This function of "representing a work" does not call for a new type of record then, but it can be made an additional feature of existing records.

15.

L
The simplest implementation would be to define a flag, and one might suggest position 8 or 9 in the leader (hitherto always blank), to say "this record, among other things, represents a work". This byte would then make the record eligible for all those links, anchored in 787 fields in all kinds of other records (see Appendix), each of which, in turn, could also have this same feature of "representing a work".

This solution appears quite alluring because, all of a sudden, one would have work records for most anything they would be needed for. There would be just that indicator switch to flick to make a record an official "work record".

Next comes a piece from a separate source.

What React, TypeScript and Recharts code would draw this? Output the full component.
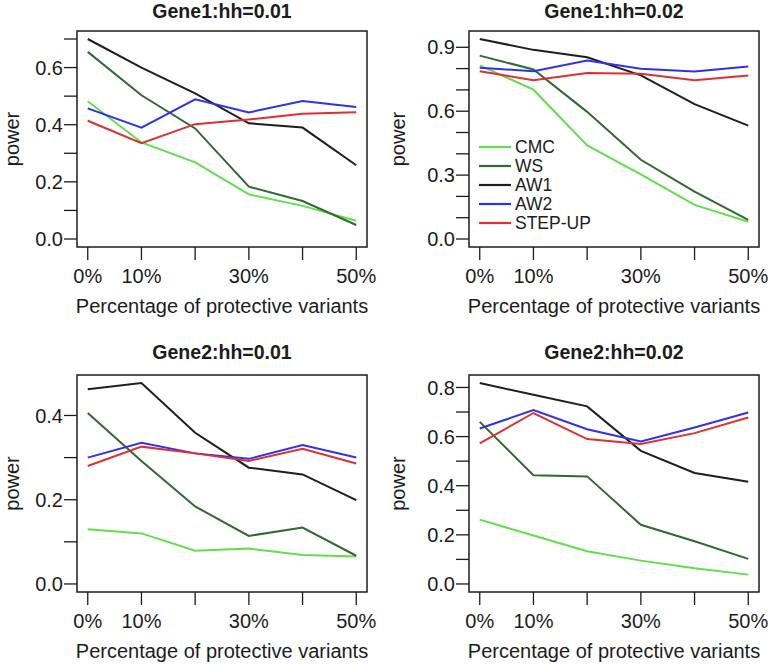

8. Improvements for Germany under the status quo
Again: There is not much that can be done in Germany with USMARC multipart data as they presently are. That's why we took courage and went to these lengths to work out new suggestions.
To dispel unrealistic expectations, let us state one important point: we do not have the option, in Germany, to simply adopt the USMARC ways of dealing with multipart items. That would mean massive restructuring in shared and local databases and an abandonment of information found helpful for searching and necessary for efficiency in interlibrary loan, and it would mean to destroy a high level of consistency. Too high a price, clearly, for implementing an anachronism.
Series authority records have an 'a' in position 16 of the 008 fixed field and thus are easily selected. Position 13 even indicates whether or not the series is numbered ('a' = numbered, 'b' = unnumbered), and position 12 has an 'a' or 'b' for series / multipart.

16.

S
Therefore, if nothing else happens, at least we can go ahead, in Germany, and restructure those records for our databases, i.e. turn them into series main records. Conversely, series main records produced in Germany could be restructured into series authority records suitable for USMARC, BUT we do not always have an indicator in the main record saying, "this series is a multipart item without distinctive titles" - and would thus have to become a bibliographic record with a possible 505. In most cases, this fact can be derived from the subrecords (having no equivalent of a 245 $a then), but to program this change would not be quite straightforward. Does the MARC world want these records, however?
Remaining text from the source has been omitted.